When was the last time you read the  disclosure document that comes with the prescribed medicines you picked up at the pharmacy? Don’t you just do what your medical doctor tells you to do?  The doctor’s name is followed by the initials “M.D’ which stands for Medical Doctor, someone trained about medicines among other things. They should know. They did graduate from a medical school, didn’t they?

However, there is something for which I will hold the medical community accountable. Generally, the medical community acts as though death is a problem to fix. This unstated belief permeates our treatment programs particularly when a disease has progressed to the point where death is imminent. Our health care professionals go to great lengths and expense to keep their patients alive. In hospitals, death is “a bad outcome.”  Death is a problem to fix.

Death is a natural and inevitable part of the cycle of life. Right this moment, in each of our bodies there are cells being born, growing, and dying with new cells replacing the dying cells. We see the same cycle of birth, growth, death, and renewal in nature as we move through the seasons. Yet, we continue to treat death as an anomaly, something to avoid – avoid talking about, avoid facing  truthfully, and ultimately to avoid happening to us.

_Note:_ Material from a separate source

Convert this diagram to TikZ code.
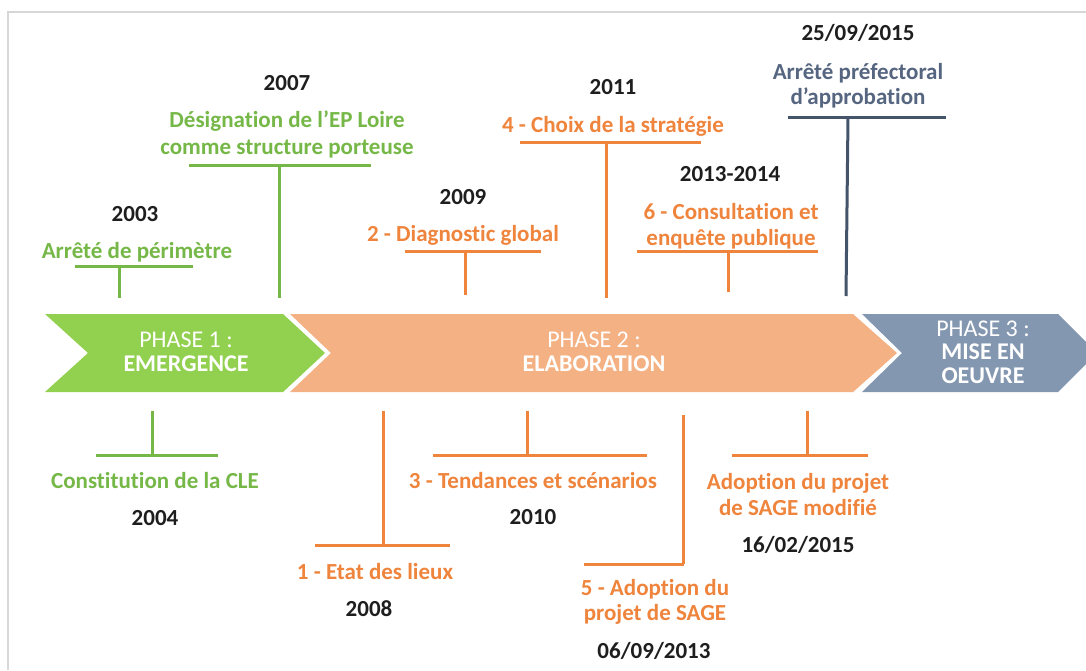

Holding the belief that death is a problem to fix undermines our medical system. Treating death as problem causes us to spend a disproportionate amount of time and resources to extending life, regardless whether it is preserving quality of life.

The belief that death is a problem to fix leads to a related belief – that patients are problems to fix. The person becomes a patient identified by a disease. You are no longer a person that has a disease. You take on the identity of the disease. You are a diabetic, an obese person, a cancer patient, an alcoholic, a manic depressive.

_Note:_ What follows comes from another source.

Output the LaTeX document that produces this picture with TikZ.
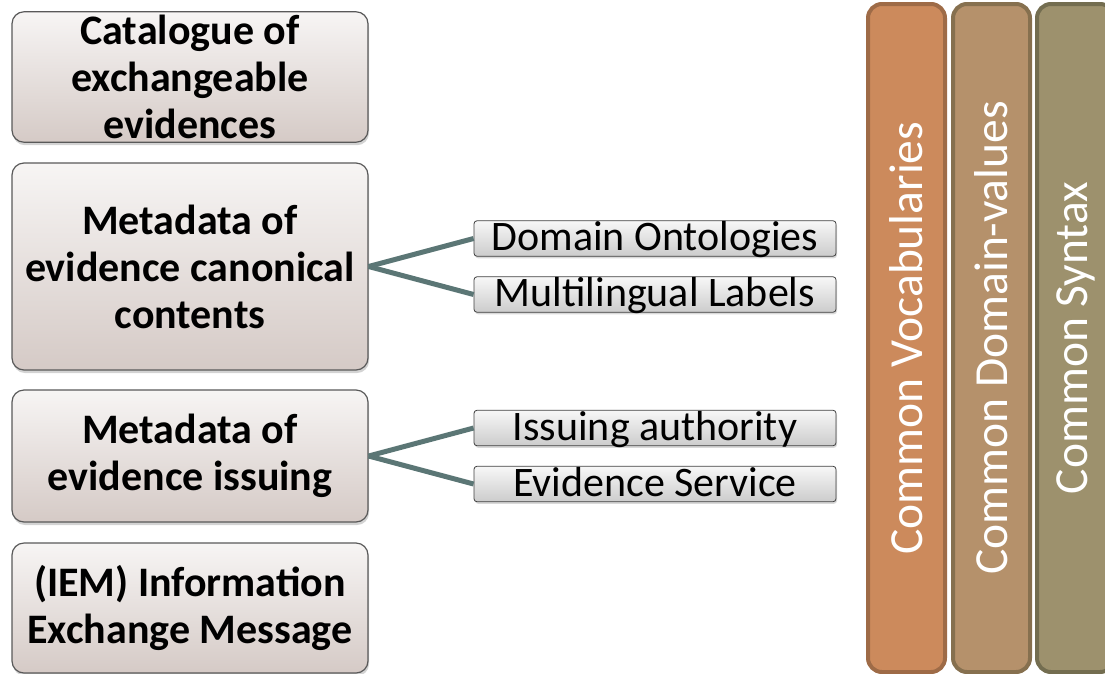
\documentclass[tikz,border=0pt]{standalone}
\usepackage{fontspec}
\setmainfont{Carlito}
\usetikzlibrary{shadows}

\definecolor{linkgray}{HTML}{5B7675}
\definecolor{blocktop}{HTML}{F7F5F4}
\definecolor{blockbottom}{HTML}{D5CAC6}
\definecolor{vocfill}{HTML}{CC8A5C}
\definecolor{vocdraw}{HTML}{9E6B47}
\definecolor{domfill}{HTML}{B5916B}
\definecolor{domdraw}{HTML}{86704F}
\definecolor{synfill}{HTML}{9D916D}
\definecolor{syndraw}{HTML}{736D50}

\begin{document}
\begin{tikzpicture}[x=1pt,y=-1pt,
    block/.style={shape=rectangle, rounded corners=12pt, draw=black!65, line width=1.2pt,
        top color=blocktop, bottom color=blockbottom, minimum width=356pt,
        align=center, font=\bfseries\fontsize{42}{47}\selectfont,
        drop shadow={shadow xshift=1pt, shadow yshift=-3pt, opacity=0.35}},
    item/.style={shape=rectangle, rounded corners=3pt, draw=black!75, line width=0.8pt,
        top color=black!3, bottom color=black!20, minimum width=362pt, inner sep=0pt,
        text height=30pt, text depth=5.5pt, font=\fontsize{42}{44}\selectfont,
        drop shadow={shadow xshift=1pt, shadow yshift=-2pt, opacity=0.3}},
    bar/.style={shape=rectangle, rounded corners=14pt, line width=4pt, rotate=90,
        minimum width=668pt, minimum height=77pt, text=white, font=\fontsize{47.5}{50}\selectfont},
    link/.style={draw=linkgray, line width=5pt}]
    \useasboundingbox (0,0) rectangle (1105,673);

    \node[block, minimum height=130pt] (A) at (190,77) {Catalogue of\\exchangeable\\evidences};
    \node[block, minimum height=207pt] (B) at (190,266.5) {Metadata of\\evidence canonical\\contents};
    \node[block, minimum height=132pt] (C) at (190,456) {Metadata of\\evidence issuing};
    \node[block, minimum height=130pt] (D) at (190,608) {(IEM) Information\\Exchange Message};

    \node[item] (B1) at (655,238.5) {Domain Ontologies};
    \node[item] (B2) at (655,294.5) {Multilingual Labels};
    \node[item] (C1) at (655,428) {Issuing authority};
    \node[item] (C2) at (655,484) {Evidence Service};

    \path [link] (B.east) -- (B1.west);
    \path [link] (B.east) -- (B2.west);
    \path [link] (C.east) -- (C1.west);
    \path [link] (C.east) -- (C2.west);

    \node[bar, draw=vocdraw, fill=vocfill] (V) at (906.5,338) {Common Vocabularies};
    \node[bar, draw=domdraw, fill=domfill] (W) at (991.5,338) {Common Domain-values};
    \node[bar, draw=syndraw, fill=synfill] (S) at (1075.5,338) {Common Syntax};

\end{tikzpicture}
\end{document}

The wise teach that what we focus on expands.

With our disease care system, we focus on the symptoms of disease. That’s is what is expanding – the treatment of the symptoms of diseases at an ever-rising cost. Treating symptoms provides a recurring revenue stream. Teaching how to maintain health to reduce the incidence and duration of disease is not as lucrative.

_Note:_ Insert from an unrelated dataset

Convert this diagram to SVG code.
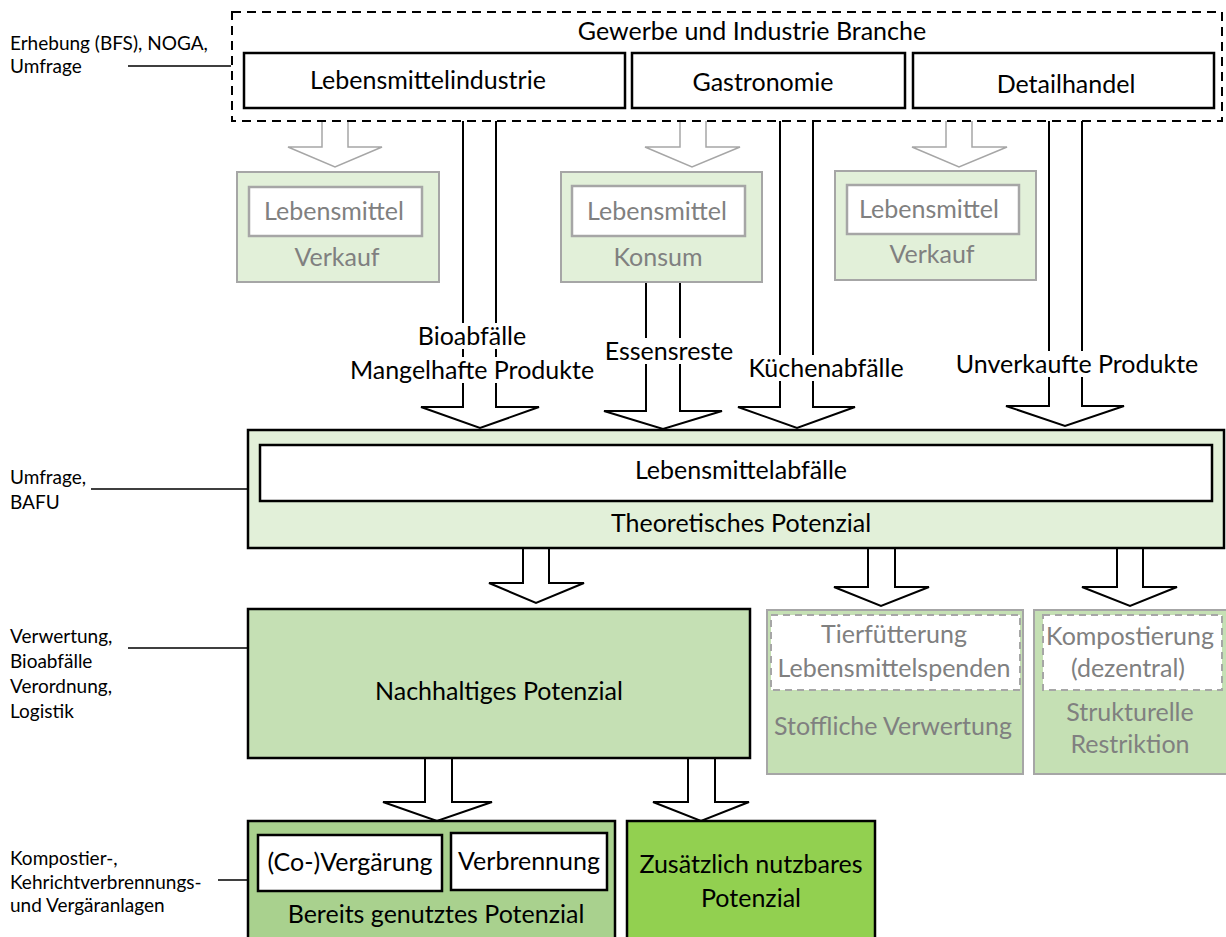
<svg xmlns="http://www.w3.org/2000/svg" width="1226" height="937" viewBox="0 0 1226 937">
<style>
text{font-family:Lato,"Open Sans","Liberation Sans",sans-serif;}
.m{font-size:25px;fill:#000;text-anchor:middle;}
.g{font-size:25px;fill:#808080;text-anchor:middle;}
.s{font-size:19px;fill:#000;}
.ba{fill:#fff;stroke:#000;stroke-width:2;stroke-linejoin:miter;}
.ga{fill:#fff;stroke:#a6a6a6;stroke-width:1.5;}
.lbl{stroke:#000;stroke-width:1.5;fill:none;}
.wb{fill:#fff;stroke:#000;stroke-width:2.5;}
.gbox{stroke:#a6a6a6;stroke-width:2;}
</style>
<rect width="1226" height="937" fill="#fff"/>
<g id="connectors">
<path class="lbl" d="M128,66 H231 M91,489 H248 M128,648 H248 M218,880 H248"/>
<path class="ga" d="M322,121 V147 H288 L335,167 L382,147 H348 V121"/>
<path class="ga" d="M680,121 V147 H645 L692,167 L740,147 H706 V121"/>
<path class="ga" d="M946,121 V147 H912 L959,167 L1007,147 H972 V121"/>
<path class="ba" d="M463,121 V407 H421 L480,428 L539,407 H496 V121"/>
<path class="ba" d="M646,282 V411 H604 L663,429 L722,411 H680 V282"/>
<path class="ba" d="M780,121 V407 H738 L797,428 L855,407 H813 V121"/>
<path class="ba" d="M1049,121 V406 H1006 L1065,426 L1124,406 H1082 V121"/>
<path class="ba" d="M523,549 V583 H489 L536,603 L584,583 H549 V549"/>
<path class="ba" d="M868,549 V587 H834 L881,606 L929,587 H895 V549"/>
<path class="ba" d="M1117,549 V587 H1082 L1130,606 L1177,587 H1143 V549"/>
<path class="ba" d="M425,758 V802 H383 L437,821 L492,802 H452 V758"/>
<path class="ba" d="M688,758 V802 H653 L701,821 L749,802 H715 V758"/>
<rect x="412" y="323" width="120" height="26" fill="#fff"/>
<rect x="348" y="357" width="248" height="26" fill="#fff"/>
<rect x="603" y="338" width="134" height="26" fill="#fff"/>
<rect x="745" y="355" width="164" height="26" fill="#fff"/>
<rect x="952" y="351" width="249" height="26" fill="#fff"/>
<text class="m" x="472" y="345">Bioabfälle</text>
<text class="m" x="472" y="379">Mangelhafte Produkte</text>
<text class="m" x="669" y="360">Essensreste</text>
<text class="m" x="826" y="377">Küchenabfälle</text>
<text class="m" x="1077" y="373">Unverkaufte Produkte</text>
</g>
<g id="labels">
<text class="s" x="10" y="50">Erhebung (BFS), NOGA,</text>
<text class="s" x="10" y="73">Umfrage</text>
<text class="s" x="10" y="484">Umfrage,</text>
<text class="s" x="10" y="509">BAFU</text>
<text class="s" x="10" y="643">Verwertung,</text>
<text class="s" x="10" y="668">Bioabfälle</text>
<text class="s" x="10" y="693">Verordnung,</text>
<text class="s" x="10" y="718">Logistik</text>
<text class="s" x="10" y="865">Kompostier-,</text>
<text class="s" x="10" y="889">Kehrichtverbrennungs-</text>
<text class="s" x="10" y="912">und Vergäranlagen</text>
</g>
<g id="branche">
<rect x="232" y="12" width="990" height="109" fill="#fff" stroke="#000" stroke-width="2" stroke-dasharray="9,6"/>
<text class="m" x="752" y="40">Gewerbe und Industrie Branche</text>
</g>
<g id="lebensmittelindustrie">
<rect class="wb" x="244" y="53" width="381" height="55"/>
<text class="m" x="428" y="89">Lebensmittelindustrie</text>
</g>
<g id="gastronomie">
<rect class="wb" x="632" y="53" width="273" height="55"/>
<text class="m" x="763" y="91">Gastronomie</text>
</g>
<g id="detailhandel">
<rect class="wb" x="913" y="53" width="301" height="55"/>
<text class="m" x="1066" y="93">Detailhandel</text>
</g>
<g id="verkauf1">
<rect class="gbox" x="237" y="172" width="202" height="110" fill="#e2f0d9"/>
<rect x="249" y="187" width="173" height="49" fill="#fff" stroke="#a6a6a6" stroke-width="2.5"/>
<text class="g" x="334" y="220">Lebensmittel</text>
<text class="g" x="337" y="266">Verkauf</text>
</g>
<g id="konsum">
<rect class="gbox" x="561" y="172" width="201" height="110" fill="#e2f0d9"/>
<rect x="572" y="186" width="173" height="50" fill="#fff" stroke="#a6a6a6" stroke-width="2.5"/>
<text class="g" x="657" y="220">Lebensmittel</text>
<text class="g" x="658" y="266">Konsum</text>
</g>
<g id="verkauf2">
<rect class="gbox" x="835" y="171" width="201" height="109" fill="#e2f0d9"/>
<rect x="847" y="185" width="172" height="49" fill="#fff" stroke="#a6a6a6" stroke-width="2.5"/>
<text class="g" x="929" y="218">Lebensmittel</text>
<text class="g" x="932" y="263">Verkauf</text>
</g>
<g id="theoretisch">
<rect x="248" y="430" width="976" height="118" fill="#e2f0d9" stroke="#000" stroke-width="2.5"/>
<rect class="wb" x="260" y="445" width="952" height="56"/>
<text class="m" x="741" y="479">Lebensmittelabfälle</text>
<text class="m" x="741" y="532">Theoretisches Potenzial</text>
</g>
<g id="nachhaltig">
<rect x="248" y="609" width="502" height="149" fill="#c5e0b4" stroke="#000" stroke-width="2.5"/>
<text class="m" x="499" y="700">Nachhaltiges Potenzial</text>
</g>
<g id="stofflich">
<rect class="gbox" x="767" y="610" width="256" height="164" fill="#c5e0b4"/>
<rect x="771" y="615" width="249" height="75" fill="#fff" stroke="#a6a6a6" stroke-width="2" stroke-dasharray="7,5"/>
<text class="g" x="894" y="643">Tierfütterung</text>
<text class="g" x="894" y="677">Lebensmittelspenden</text>
<text class="g" x="893" y="735">Stoffliche Verwertung</text>
</g>
<g id="restriktion">
<rect class="gbox" x="1034" y="610" width="194" height="164" fill="#c5e0b4"/>
<rect x="1043" y="615" width="179" height="75" fill="#fff" stroke="#a6a6a6" stroke-width="2" stroke-dasharray="7,5"/>
<text class="g" x="1130" y="645">Kompostierung</text>
<text class="g" x="1128" y="677">(dezentral)</text>
<text class="g" x="1130" y="721">Strukturelle</text>
<text class="g" x="1130" y="753">Restriktion</text>
</g>
<g id="bereits">
<rect x="248" y="821" width="367" height="130" fill="#a9d18e" stroke="#000" stroke-width="2.5"/>
<rect class="wb" x="258" y="835" width="184" height="56"/>
<rect class="wb" x="451" y="833" width="156" height="57"/>
<text class="m" x="350" y="871">(Co-)Vergärung</text>
<text class="m" x="529" y="870">Verbrennung</text>
<text class="m" x="436" y="923">Bereits genutztes Potenzial</text>
</g>
<g id="zusaetzlich">
<rect x="627" y="821" width="248" height="130" fill="#92d050" stroke="#000" stroke-width="2.5"/>
<text class="m" x="751" y="873">Zusätzlich nutzbares</text>
<text class="m" x="751" y="907">Potenzial</text>
</g>
</svg>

In a wellness or true health care system, the doctor and patient are working together to maintain health. The patient doesn’t wait for a symptom to show up before going to the see their partner in healing, the doctor. The patient is regularly visiting with the doctor to maintain wellness and to detect whether conditions exist which will lead to diseases. A wellness system teaches how to create an environment of health, not an environment of disease avoidance. It teaches steps to take to improve the body’s defense mechanisms, the immune system, to eliminate the diseased cells before they have a chance to overwhelm the body as is typical with the various forms of cancer.

The shift in the paradigm of a health care system from treating symptoms of disease to enabling wellness and healing not only leads to better patient outcomes but is also more economical. What is more cost effective in the long run: paying extra for eating organic food, buying supplements to provide nutrients that our foods can no longer supply, spending time to learn how to maximize the effectiveness of our immune system or 4 to 7 courses of chemotherapy at an average cost of $10,000 per treatment to treat a cancer? The adage “an ounce of prevention is worth more than a pound of cure” surely applies.

While we wait to see what happens to The Patient Protection and Affordable Care Act, I would recommend taking responsibility for your health care. Learn how to develop the healing capability of your body and mind. Take small steps in the direction of wellness each day rather than waiting for a symptom to manifest that is so painful you finally decide to go see your doctor. By the time you experience pain symptoms, as much as 40% of an organ’s functionality has already been lost.

The choice is up to you. Do you want to maintain the Disease Care System or do you want to participate in a Health and Wellness Care System? The choice is yours.